Sunday, October 21, 2012

Dear Europeans: please take your buckthorn back!





Species name: Rhamnus cathartica

Common name: European buckthorn, common buckthorn

Location: Ontario

The European buckthorn is native to (you guessed it) Europe, but also north Africa, and all the way east towards western Asia. It was introduced to North America in the early 1800s, and has since become a menace. The fruit start as green unripe berries, turn a pinkish-red (if you catch them that way; that colour doesn't last long), then a very dark black. These are a favourite fruit of birds, and it turns their poop an awful black-purple colour that is an absolute disaster to get off a white car. Interestingly enough, buckthorn seeds require the digestive and abrasive action of a bird's "waste management system" in order to germinate; unlike many tropical plant species that require the same germination mechanism, it can be any bird species. This shrub (or sometimes tree, depending on how much light and space it is given) is a great example of the idea that just because a bird can eat it doesn't mean a human can; the berries have a very strong laxative effect, and if enough are eaten they can cause severe dehydration (an effect that was exploited in the 18th and 19th centuries medicinally; it is no longer used for this purpose).

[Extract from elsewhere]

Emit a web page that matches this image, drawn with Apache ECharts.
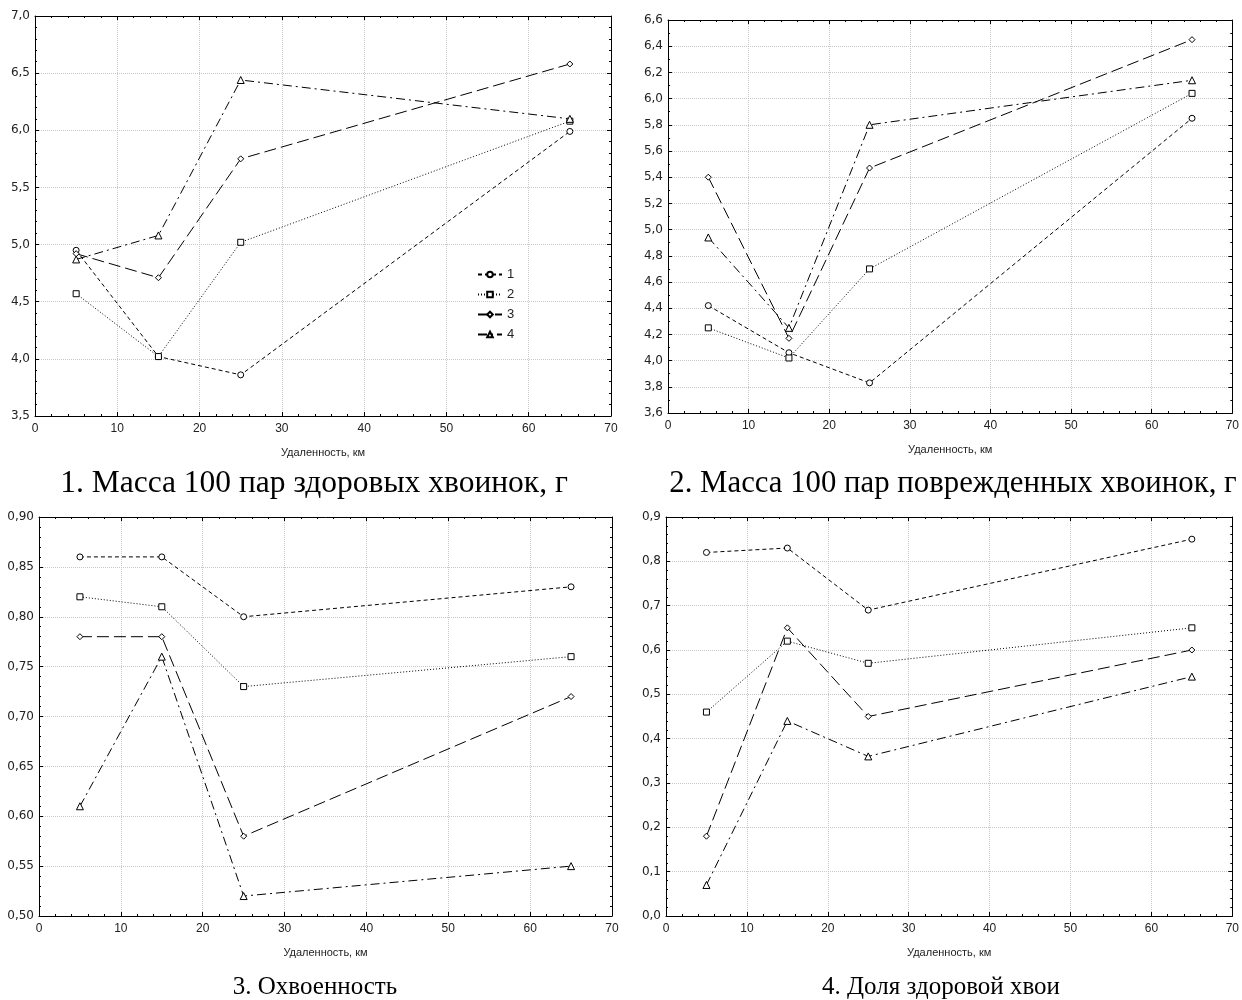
<!DOCTYPE html>
<html>
<head>
<meta charset="utf-8">
<script src="https://cdn.jsdelivr.net/npm/echarts@6/dist/echarts.min.js"></script>
<style>
  html, body { margin: 0; padding: 0; background: #fff; }
  #chart { width: 1242px; height: 1000px; }
</style>
</head>
<body>
<div id="chart"></div>
<script>
// distances of the sampling sites, km
const distances = [5, 15, 25, 65];
const seriesNames = ['1', '2', '3', '4'];

// 1. mass of 100 pairs of healthy needles
const massHealthy = [
  [4.95, 4.02, 3.86, 5.99],
  [4.57, 4.02, 5.02, 6.08],
  [4.92, 4.71, 5.75, 6.58],
  [4.87, 5.08, 6.44, 6.10]
];
// 2. mass of 100 pairs of damaged needles
const massDamaged = [
  [4.42, 4.06, 3.83, 5.85],
  [4.25, 4.02, 4.70, 6.04],
  [5.40, 4.17, 5.47, 6.45],
  [4.94, 4.25, 5.80, 6.14]
];
// 3. needle coverage
const needleCover = [
  [0.86, 0.86, 0.80, 0.83],
  [0.82, 0.81, 0.73, 0.76],
  [0.78, 0.78, 0.58, 0.72],
  [0.61, 0.76, 0.52, 0.55]
];
// 4. share of healthy needles
const healthyShare = [
  [0.82, 0.83, 0.69, 0.85],
  [0.46, 0.62, 0.57, 0.65],
  [0.18, 0.65, 0.45, 0.60],
  [0.07, 0.44, 0.36, 0.54]
];

const captions = [
  '1. Масса 100 пар здоровых хвоинок, г',
  '2. Масса 100 пар поврежденных хвоинок, г',
  '3. Охвоенность',
  '4. Доля здоровой хвои'
];
const xTitle = 'Удаленность, км';

// y axis ranges per panel
const yMins = [3.5, 3.6, 0.5, 0];
const yMaxs = [7.0, 6.6, 0.9, 0.9];
const yIntervals = [0.5, 0.2, 0.05, 0.1];
const yMinorSplits = [5, 2, 5, 5];
const yDigits = [1, 1, 2, 1];

const panelData = [massHealthy, massDamaged, needleCover, healthyShare];

// layout
const grids = [
  { left: 35, top: 16, width: 576, height: 400 },
  { left: 668, top: 20, width: 568, height: 393 },
  { left: 39, top: 517, width: 573, height: 399 },
  { left: 666, top: 517, width: 574, height: 399 }
];
const captionPos = [[309, 463], [948, 463], [310, 970], [936, 970]];
const captionSizes = [31.5, 30.8, 25, 25];

const symbols = ['circle', 'rect', 'diamond', 'triangle'];
const symbolSizes = [6, 6, 6, 7];
const dashes = [[4, 3], [1, 2], [12, 5], [9, 4, 2, 4]];

const yLabelFont = { fontFamily: 'DejaVu Sans', fontSize: 12, color: '#222' };
const xLabelFont = { fontFamily: 'Liberation Sans', fontSize: 12, color: '#222' };

const xAxis = [], yAxis = [], series = [], title = [];

grids.forEach((g, p) => {
  const tick = { show: true, inside: true, length: 4, lineStyle: { color: '#000' } };
  const minor = (n) => ({ show: true, splitNumber: n, length: 2, lineStyle: { color: '#000' } });
  // bottom x axis
  xAxis.push({
    type: 'value', gridIndex: p, min: 0, max: 70, interval: 10,
    axisLine: { show: true, onZero: false, lineStyle: { color: '#000', width: 1 } },
    axisTick: tick, minorTick: minor(5),
    axisLabel: Object.assign({ margin: 7 }, xLabelFont),
    splitLine: { show: true, lineStyle: { color: '#c8c8c8', type: [1, 1] } },
    name: xTitle, nameLocation: 'middle', nameGap: 31,
    nameTextStyle: { fontFamily: 'Liberation Sans', fontSize: 11, color: '#222' }
  });
  // top mirror for the frame
  xAxis.push({
    type: 'value', gridIndex: p, position: 'top', min: 0, max: 70, interval: 10,
    axisLine: { show: true, onZero: false, lineStyle: { color: '#000', width: 1 } },
    axisTick: tick, minorTick: minor(5),
    axisLabel: { show: false }, splitLine: { show: false }
  });
  const fmt = (v) => v.toFixed(yDigits[p]).replace('.', ',');
  yAxis.push({
    type: 'value', gridIndex: p, min: yMins[p], max: yMaxs[p], interval: yIntervals[p],
    axisLine: { show: true, onZero: false, lineStyle: { color: '#000', width: 1 } },
    axisTick: tick, minorTick: minor(yMinorSplits[p]),
    axisLabel: Object.assign({ margin: 5, formatter: fmt }, yLabelFont),
    splitLine: { show: true, lineStyle: { color: '#c8c8c8', type: [1, 1] } }
  });
  yAxis.push({
    type: 'value', gridIndex: p, position: 'right', min: yMins[p], max: yMaxs[p], interval: yIntervals[p],
    axisLine: { show: true, onZero: false, lineStyle: { color: '#000', width: 1 } },
    axisTick: tick, minorTick: minor(yMinorSplits[p]),
    axisLabel: { show: false }, splitLine: { show: false }
  });

  panelData[p].forEach((vals, s) => {
    series.push({
      type: 'line',
      name: seriesNames[s],
      xAxisIndex: p * 2,
      yAxisIndex: p * 2,
      data: distances.map((d, i) => [d, vals[i]]),
      symbol: symbols[s],
      symbolSize: symbolSizes[s],
      showAllSymbol: true,
      itemStyle: { color: '#fff', borderColor: '#000', borderWidth: 1 },
      lineStyle: { color: '#000', width: 1, type: dashes[s] },
      emphasis: { disabled: true },
      z: 3
    });
  });

  title.push({
    text: captions[p],
    left: captionPos[p][0], top: captionPos[p][1], textAlign: 'center',
    textStyle: { fontFamily: 'Liberation Serif', fontSize: captionSizes[p], fontWeight: 'normal', color: '#000' }
  });
});

const chart = echarts.init(document.getElementById('chart'), null, { renderer: 'canvas' });
chart.setOption({
  animation: false,
  backgroundColor: '#fff',
  title: title,
  grid: grids.map(g => Object.assign({ containLabel: false }, g)),
  legend: {
    data: seriesNames,
    orient: 'vertical',
    left: 472, top: 263,
    itemWidth: 24, itemHeight: 7, itemGap: 7,
    textStyle: { fontFamily: 'Liberation Sans', fontSize: 13, color: '#222' },
    selectedMode: false
  },
  xAxis: xAxis,
  yAxis: yAxis,
  series: series
});
</script>
</body>
</html>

A couple of years ago the City of London did a tree survey based on aerial images and citizen reporting, to determine not only the percent cover of trees in London, but also the species of tree. I still don't quite understand how this worked with aerial images, since the resolution can only be so good; apparently they used some sort of combination of infra-red, ultra-violet, and true colour images to get a rough estimation of the species of tree. Sometimes the actual species could be distinguished, other times it was a vague common name like "oak tree" (which could apply to about 15 different species, some native and some not). The results were shocking, and yet they don't seem to have had any impact on species planted by the City. The top "tree", by leaf cover and by number of individuals, was the buckthorn (this is probably both glossy buckthorn and common buckthorn). The next tree was the Norway maple, another non-native and invasive species, and the tree rounding up the top three was either the sugar maple (number of individuals), or the black walnut (leaf area). Despite most of the trees in London being non-native and invasive species, there were two trees planted on my street this summer because of the ash tree purge (nothing like cutting down a native North American, healthy tree to replace it with a non-native invasive species): Norway maple and American elm (which will likely either succumb to the Dutch Elm Disease, or die from salt exposure; they are not salt-tolerant and so don't serve well as boulevard trees in a cold-temperate climate!). I still don't understand why we can't start planting trees that are not only native to our area, but also suitable for the given habitat. I can't possibly see how they're too expensive; you go out into a forest, collect some seeds, and put them into soil in a greenhouse. Free trees!

If the fact that buckthorns are invasive wasn't enough, to add to that they're also the alternate host for some of North America's most devastating agricultural diseases. They harbor the soybean rust and crown rust of cereals during the winter, and when the new crops are mature enough the fungi "jump hosts" and infect a new round of plants. While the soybean rust is not a huge problem in Canada (not yet, at least; it is being tracked by Agriculture and Agri-Foods Canada and is moving further and further north every year), it can be devastating for fields in the southern United States, leading to up to 70% crop loss in a single year.

Moral of the story: if you see a buckthorn in North America, grab a hacksaw and cut it down. Or you could do as was suggested to me by a friend and naturalist: "roundup vaccinations". Drill a bunch of holes in the trunk, and spray roundup in each hole. Act baffled when it dies later that season and has to be removed. Then suggest native species to be planted in that location instead!